Friedrich Merz hat sich bei Kanzler-Wahl ins Ziel geschleppt

Der zweite Wahlgang bei der Kanzlerwahl von Friedrich Merz ist ein historisches Ereignis – und ein missglückter Start für die neue schwarz-rote Koalition. Trotz des dann doch überraschend deutlichen Ergebnisses liegt ein Schatten auf der neuen Regierung.

"Wir müssen gerade alle erst mal durchatmen und verstehen, was an diesem denkwürdigen Tag passiert ist", sagt FOCUS-online-Chefredakteur Florian Festl.

Im ersten Wahlgang hatten Merz noch sechs Stimmen gefehlt. Festl berichtet von "fundamental enttäuschten Menschen", die nun Teil der Regierung seien. Partei- und Fraktionsspitzen hätten nach dem missglückten ersten Wahlgang "regelrecht gefleht", um die Abweichler zur Rückkehr zu bewegen. 

Der Erfolg im zweiten Durchgang ändere nichts an dem Makel: "Er hat sich gewissermaßen ins Ziel geschleppt, wenn auch schwer verwundet."

Reitz: Erstes Misstrauensvotum gegen Kanzler Merz

FOCUS-online-Chefkorrespondent Ulrich Reitz spricht von einem "verpatzten Start". Es sei das "erste Misstrauensvotum gegen den Bundeskanzler". Und das, bevor er überhaupt ins Amt gewählt wurde.

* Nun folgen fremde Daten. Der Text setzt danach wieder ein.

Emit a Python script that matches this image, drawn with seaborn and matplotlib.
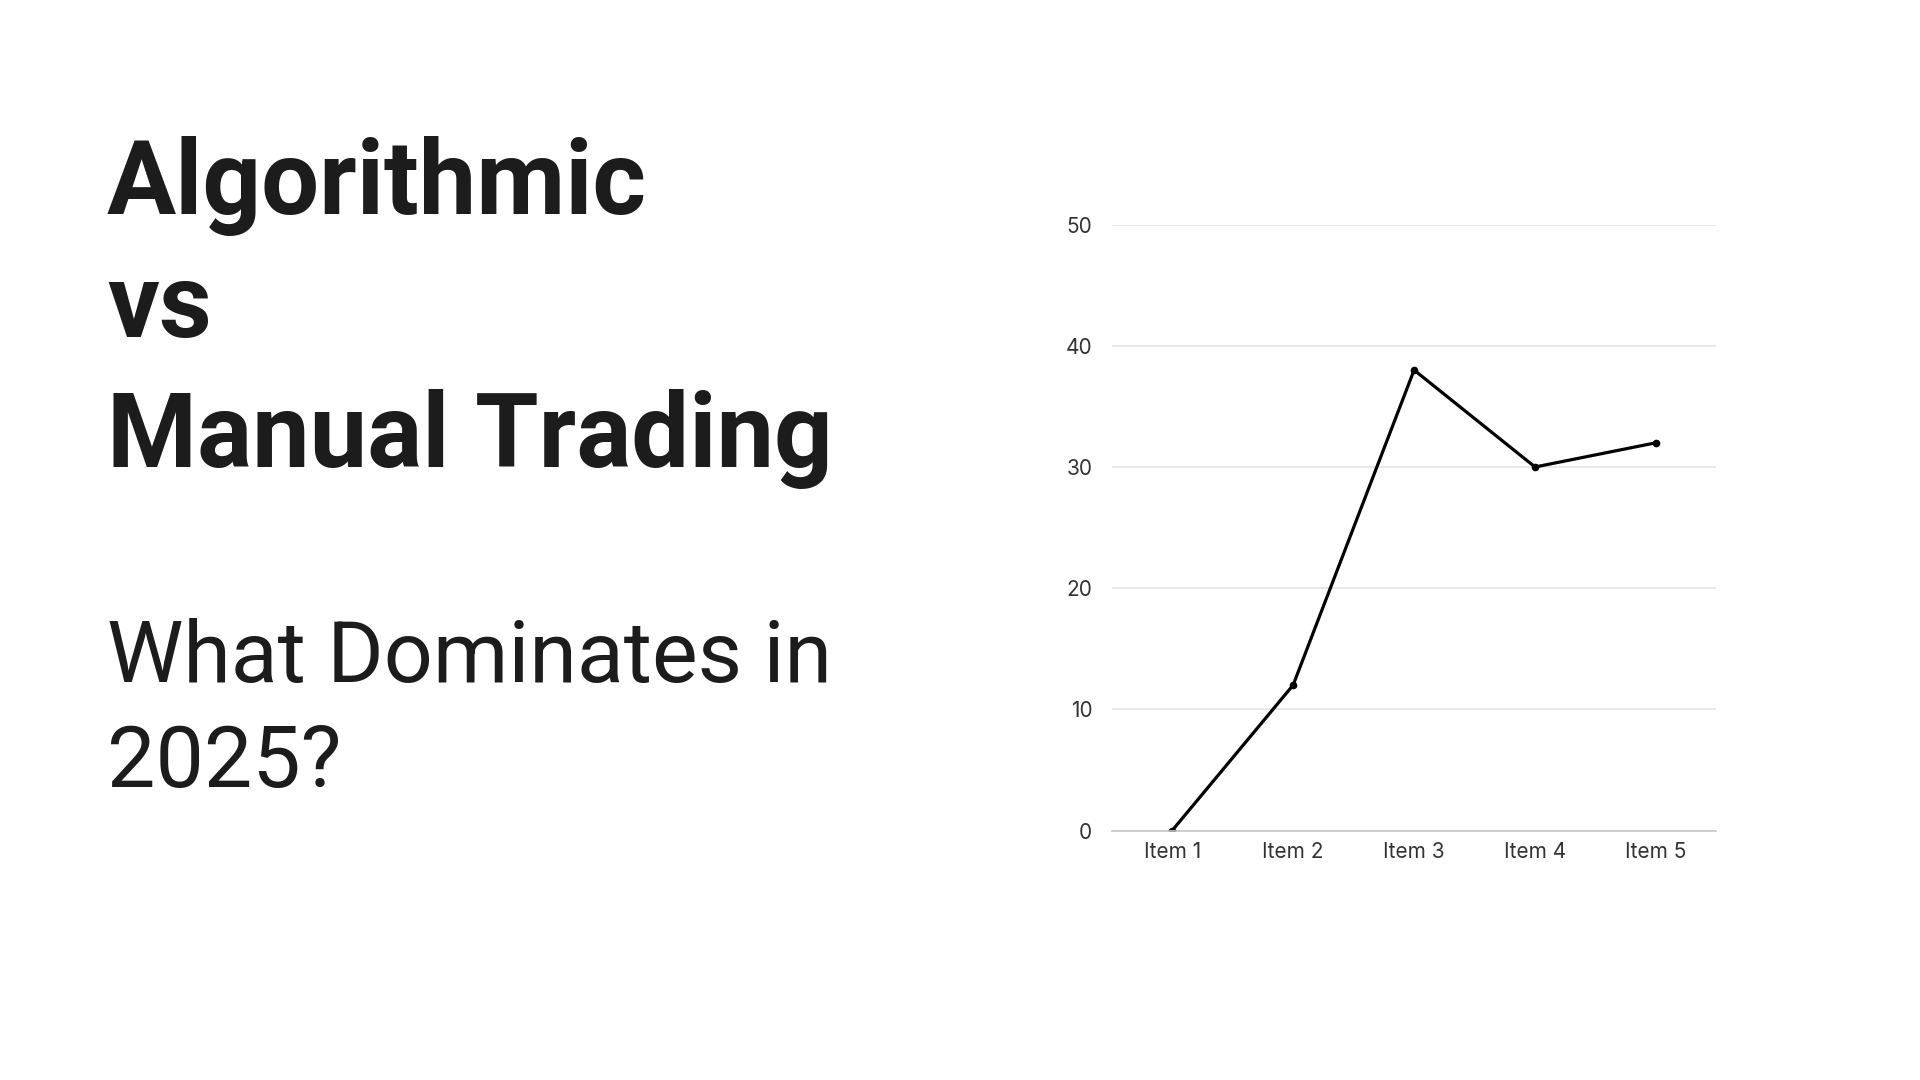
import matplotlib
matplotlib.use("Agg")
import matplotlib.pyplot as plt
import seaborn as sns
import pandas as pd

categories = ["Item 1", "Item 2", "Item 3", "Item 4", "Item 5"]
values = [0, 12, 38, 30, 32]
yticks = [0, 10, 20, 30, 40, 50]

title_lines = ["Algorithmic", "vs", "Manual Trading"]
subtitle_lines = ["What Dominates in", "2025?"]

sns.set_theme(style="white")
plt.rcParams["font.family"] = ["Inter", "DejaVu Sans"]

fig = plt.figure(figsize=(19.2, 10.8), dpi=100)
fig.patch.set_facecolor("white")

ax = fig.add_axes([0.579, 0.231, 0.315, 0.561])
df = pd.DataFrame({"cat": categories, "val": values})
sns.lineplot(data=df, x="cat", y="val", ax=ax, color="black", linewidth=2.3,
             marker="o", markersize=5.5, markeredgewidth=0, sort=False)

ax.set_xlim(-0.5, len(categories) - 0.5)
ax.set_ylim(0, 50)
ax.set_yticks(yticks)
ax.set_xlabel("")
ax.set_ylabel("")
ax.grid(axis="y", color="#e2e2e2", linewidth=1.1)
ax.grid(axis="x", visible=False)
ax.set_axisbelow(True)
for s in ["top", "right", "left"]:
    ax.spines[s].set_visible(False)
ax.spines["bottom"].set_color("#c6c6c6")
ax.spines["bottom"].set_linewidth(1.2)
ax.tick_params(axis="both", length=0, labelsize=15, colors="#333333")
ax.tick_params(axis="y", pad=14)
ax.tick_params(axis="x", pad=8)

tfam = ["Roboto", "DejaVu Sans"]
x0 = 107 / 1920
title_baselines = [214, 337, 467]
for txt, yb in zip(title_lines, title_baselines):
    fig.text(x0, 1 - yb / 1080, txt, fontsize=74, fontweight="bold",
             family=tfam, color="#1c1c1c", ha="left", va="baseline")

sub_baselines = [682, 787]
for txt, yb in zip(subtitle_lines, sub_baselines):
    fig.text(x0, 1 - yb / 1080, txt, fontsize=62, fontweight="normal",
             family=tfam, color="#1c1c1c", ha="left", va="baseline")

fig.savefig("out.png", dpi=100, facecolor="white")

Die Gegenstimmen hätten sich in erster Linie gegen Merz, in zweiter Linie gegen den designierten Vizekanzler Lars Klingbeil gerichtet. Wer dagegen stimmte, bleibe offen – doch Reitz betont: "Es gibt eine Menge Leute, die Motive hatten, auch aus der Union gegen Merz zu stimmen."

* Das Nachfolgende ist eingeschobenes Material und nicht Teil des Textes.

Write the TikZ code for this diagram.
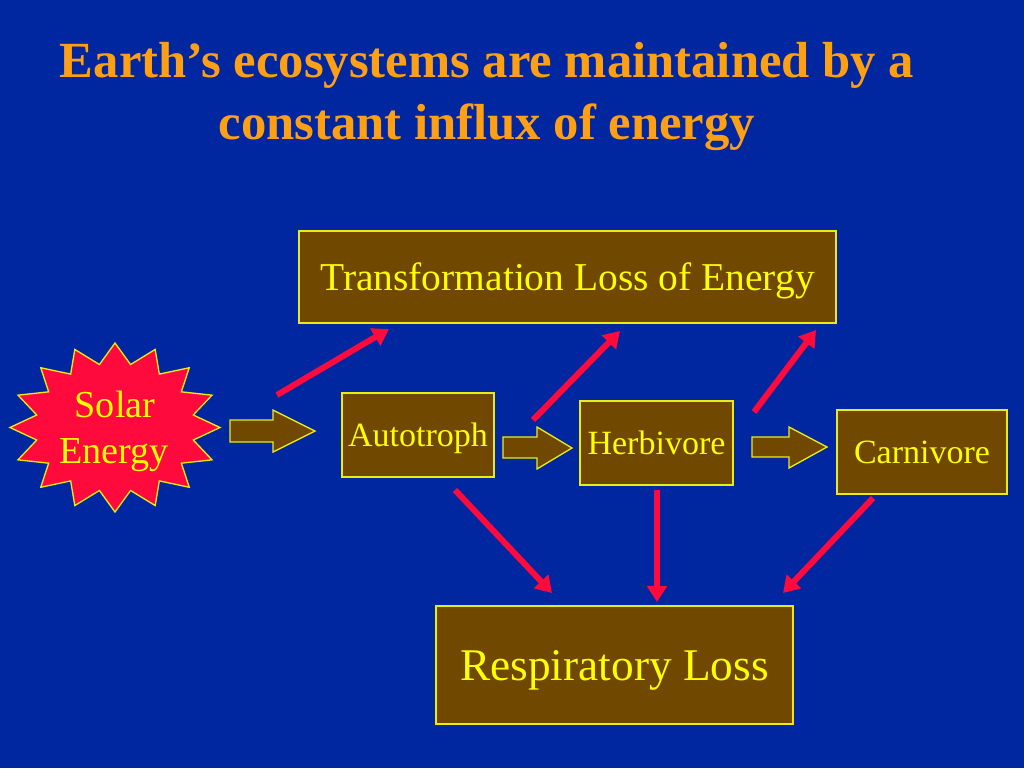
\documentclass[tikz,border=0pt]{standalone}
\usepackage{fontspec}
\setmainfont{Liberation Serif}
\usetikzlibrary{arrows.meta}
\definecolor{bg}{RGB}{0,38,160}
\definecolor{boxbrown}{RGB}{112,72,0}
\definecolor{titleorange}{RGB}{255,160,20}
\definecolor{txtyellow}{RGB}{255,255,0}
\definecolor{lineyellow}{RGB}{235,235,20}
\definecolor{redarrow}{RGB}{255,10,60}
\tikzset{
  box/.style={draw=lineyellow, line width=1pt, fill=boxbrown, text=txtyellow,
    inner sep=0pt, text depth=0pt},
  smallbox/.style={box, font=\fontsize{25.5}{30}\selectfont, text height=16.9pt,
    minimum height=63pt},
  blockarrow/.style={draw=lineyellow, line width=1pt, fill=boxbrown, line join=miter},
  redarr/.style={draw=redarrow, line width=4.5pt, -{Triangle[length=12pt,width=14.5pt]}},
  titletxt/.style={text=titleorange, font=\fontsize{38}{47}\selectfont\bfseries, anchor=base, inner sep=0pt},
  startxt/.style={text=txtyellow, font=\fontsize{28.6}{34}\selectfont, anchor=base, inner sep=0pt}
}
\begin{document}
\begin{tikzpicture}[x=0.75pt,y=-0.75pt]
\fill[bg] (0,0) rectangle (1024,768);
\useasboundingbox (0,0) rectangle (1024,768);

% title
\node[titletxt] (t1) at (487,77) {Earth’s ecosystems are maintained by a};
\node[titletxt] (t2) at (487,139) {constant influx of energy};

% star
\draw[fill=redarrow, draw=lineyellow, line width=1pt, line join=miter]
  plot[samples at={0,...,31}, variable=\i]
  ({115+105*(1-0.24*mod(\i,2))*cos(90-\i*11.25)},
   {427.5-84.5*(1-0.24*mod(\i,2))*sin(90-\i*11.25)}) -- cycle;
\node[startxt] (sol1) at (115,417) {Solar};
\node[startxt] (sol2) at (114,463) {Energy};

% boxes
\node[box, font=\fontsize{29.6}{34}\selectfont, text height=19.6pt,
      minimum width=402.75pt, minimum height=69pt] (T) at (567.5,277) {Transformation Loss of Energy};
\node[smallbox, minimum width=114pt] (A) at (418,435) {Autotroph};
\node[smallbox, minimum width=114.75pt] (H) at (656.5,443) {Herbivore};
\node[smallbox, minimum width=127.5pt] (C) at (922,452) {Carnivore};
\node[box, font=\fontsize{34}{40}\selectfont, text height=22.5pt,
      minimum width=267.75pt, minimum height=88.5pt] (R) at (614.5,665) {Respiratory Loss};

% block arrows
\draw[blockarrow] (230,420) -- (273,420) -- (273,410) -- (315,431) -- (273,452) -- (273,442) -- (230,442) -- cycle;
\draw[blockarrow] (503,437) -- (537,437) -- (537,427) -- (572,448) -- (537,469) -- (537,458) -- (503,458) -- cycle;
\draw[blockarrow] (752,437) -- (789,437) -- (789,427) -- (827,447) -- (789,468) -- (789,457) -- (752,457) -- cycle;

% red arrow end points
\coordinate (r1s) at (277,395); \coordinate (r1e) at (389,329);
\coordinate (r2s) at (533,420); \coordinate (r2e) at (620,331);
\coordinate (r3s) at (754,412); \coordinate (r3e) at (816,330);
\coordinate (r4s) at (455,490); \coordinate (r4e) at (552,593);
\coordinate (r5s) at (657,490); \coordinate (r5e) at (657,602);
\coordinate (r6s) at (873,498); \coordinate (r6e) at (783,593);
\foreach \k in {1,...,6} {\draw[redarr] (r\k s) -- (r\k e);}
\end{tikzpicture}
\end{document}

Es bleibt ein historischer Makel. "Friedrich Merz wird sich auch nichts vormachen. [...] So wird im Geschichtsbuch stehen, dass Friedrich Merz der erste Bundeskanzler ist, der es erst geschafft hat im zweiten Wahlgang", so Reitz weiter. 

Die Koalition muss von Tag eins an liefern

Festl beschreibt Merz als Politiker, dem es nicht gegeben sei, ein Plenum zu begeistern: "Er musste schwer kämpfen", sagt er – nun aber könne er seine Stärken zeigen: "Das Amt des Kanzlers stattet ihn jetzt mit Möglichkeiten aus, die er nie hatte."

Inhaltlich stehen große Herausforderungen bevor. Reitz nennt die gestörten Beziehungen zu den USA unter Trump, die Entwicklung im Nahen Osten und die Ukraine-Politik. "Es wird in jedem Fall einen Neuanfang geben, auch stilistisch. Aber die Koalition ist vom ersten Tag an in Charge."

Klingbeil ist als Architekt der SPD-Wahlniederlage der größte Profiteur

Auch Lars Klingbeil steht unter Druck. Reitz betont: "Auch er muss noch beweisen, dass er ein integrativer Typ ist." Er müsse die Partei bei schwierigen Themen wie Migration und Verteidigung hinter sich bringen. 

Festl ergänzt: "Man hat [...] gesehen, dass er auch sehr brutal vorgehen kann." Bis auf Boris Pistorius seien alle Minister ausgewechselt worden – teils gegen Personen mit großer Hausmacht. "Sehr viele Leichen seinen Weg pflastern."

Reitz urteilt: "Der größte Profiteur dieser Regierung ist der Architekt der größten Wahlniederlage in der Geschichte der SPD."

Das Misstrauen in der Partei sei groß, Klingbeils Integrationskraft müsse sich erst beweisen. "Den Preis für den Umgang mit Saskia Esken, den wird Lars Klingbeil noch bezahlen müssen."